_Aim_
Exclude images, then output the remaining data verbatim.

_Information shown_
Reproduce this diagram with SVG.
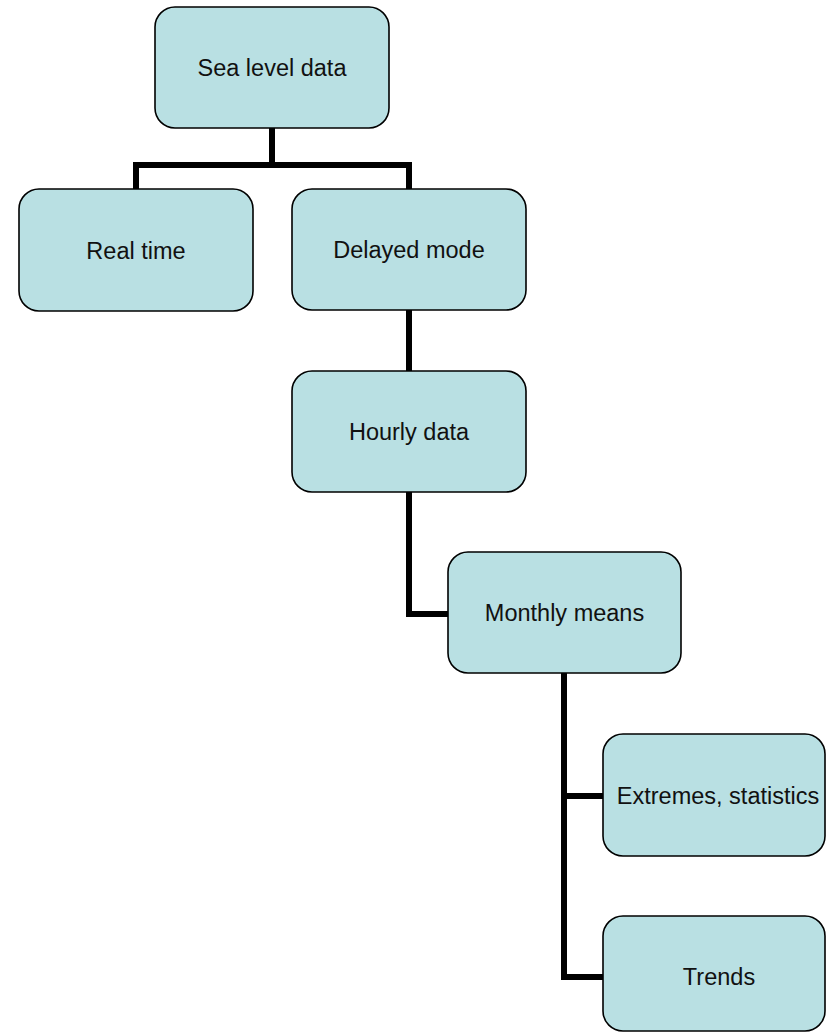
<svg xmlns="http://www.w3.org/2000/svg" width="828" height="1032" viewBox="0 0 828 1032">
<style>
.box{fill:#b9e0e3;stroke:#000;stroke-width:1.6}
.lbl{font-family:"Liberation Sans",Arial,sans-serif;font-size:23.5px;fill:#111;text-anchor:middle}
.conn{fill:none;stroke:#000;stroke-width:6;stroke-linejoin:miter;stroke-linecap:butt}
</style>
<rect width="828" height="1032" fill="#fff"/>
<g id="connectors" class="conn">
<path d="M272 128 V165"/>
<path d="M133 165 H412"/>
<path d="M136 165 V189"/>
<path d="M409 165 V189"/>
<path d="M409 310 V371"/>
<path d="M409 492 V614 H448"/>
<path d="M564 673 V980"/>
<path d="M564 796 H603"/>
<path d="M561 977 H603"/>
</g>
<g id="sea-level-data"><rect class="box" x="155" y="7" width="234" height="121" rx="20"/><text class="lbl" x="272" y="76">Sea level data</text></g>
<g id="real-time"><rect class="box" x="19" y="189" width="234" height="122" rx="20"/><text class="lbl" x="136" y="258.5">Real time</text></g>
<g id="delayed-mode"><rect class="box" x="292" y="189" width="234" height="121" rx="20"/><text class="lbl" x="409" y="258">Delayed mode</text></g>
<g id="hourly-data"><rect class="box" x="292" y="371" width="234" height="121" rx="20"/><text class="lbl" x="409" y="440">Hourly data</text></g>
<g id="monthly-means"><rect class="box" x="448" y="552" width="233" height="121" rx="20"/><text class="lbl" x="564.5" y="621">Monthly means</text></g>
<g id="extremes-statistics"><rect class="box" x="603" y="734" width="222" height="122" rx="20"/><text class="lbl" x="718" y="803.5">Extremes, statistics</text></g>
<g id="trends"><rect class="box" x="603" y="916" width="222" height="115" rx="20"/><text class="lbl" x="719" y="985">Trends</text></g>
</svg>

_Response to this exercise_
Reproduce this diagram with SVG.
<svg xmlns="http://www.w3.org/2000/svg" width="828" height="1032" viewBox="0 0 828 1032">
<style>
.box{fill:#b9e0e3;stroke:#000;stroke-width:1.6}
.lbl{font-family:"Liberation Sans",Arial,sans-serif;font-size:23.5px;fill:#111;text-anchor:middle}
.conn{fill:none;stroke:#000;stroke-width:6;stroke-linejoin:miter;stroke-linecap:butt}
</style>
<rect width="828" height="1032" fill="#fff"/>
<g id="connectors" class="conn">
<path d="M272 128 V165"/>
<path d="M133 165 H412"/>
<path d="M136 165 V189"/>
<path d="M409 165 V189"/>
<path d="M409 310 V371"/>
<path d="M409 492 V614 H448"/>
<path d="M564 673 V980"/>
<path d="M564 796 H603"/>
<path d="M561 977 H603"/>
</g>
<g id="sea-level-data"><rect class="box" x="155" y="7" width="234" height="121" rx="20"/><text class="lbl" x="272" y="76">Sea level data</text></g>
<g id="real-time"><rect class="box" x="19" y="189" width="234" height="122" rx="20"/><text class="lbl" x="136" y="258.5">Real time</text></g>
<g id="delayed-mode"><rect class="box" x="292" y="189" width="234" height="121" rx="20"/><text class="lbl" x="409" y="258">Delayed mode</text></g>
<g id="hourly-data"><rect class="box" x="292" y="371" width="234" height="121" rx="20"/><text class="lbl" x="409" y="440">Hourly data</text></g>
<g id="monthly-means"><rect class="box" x="448" y="552" width="233" height="121" rx="20"/><text class="lbl" x="564.5" y="621">Monthly means</text></g>
<g id="extremes-statistics"><rect class="box" x="603" y="734" width="222" height="122" rx="20"/><text class="lbl" x="718" y="803.5">Extremes, statistics</text></g>
<g id="trends"><rect class="box" x="603" y="916" width="222" height="115" rx="20"/><text class="lbl" x="719" y="985">Trends</text></g>
</svg>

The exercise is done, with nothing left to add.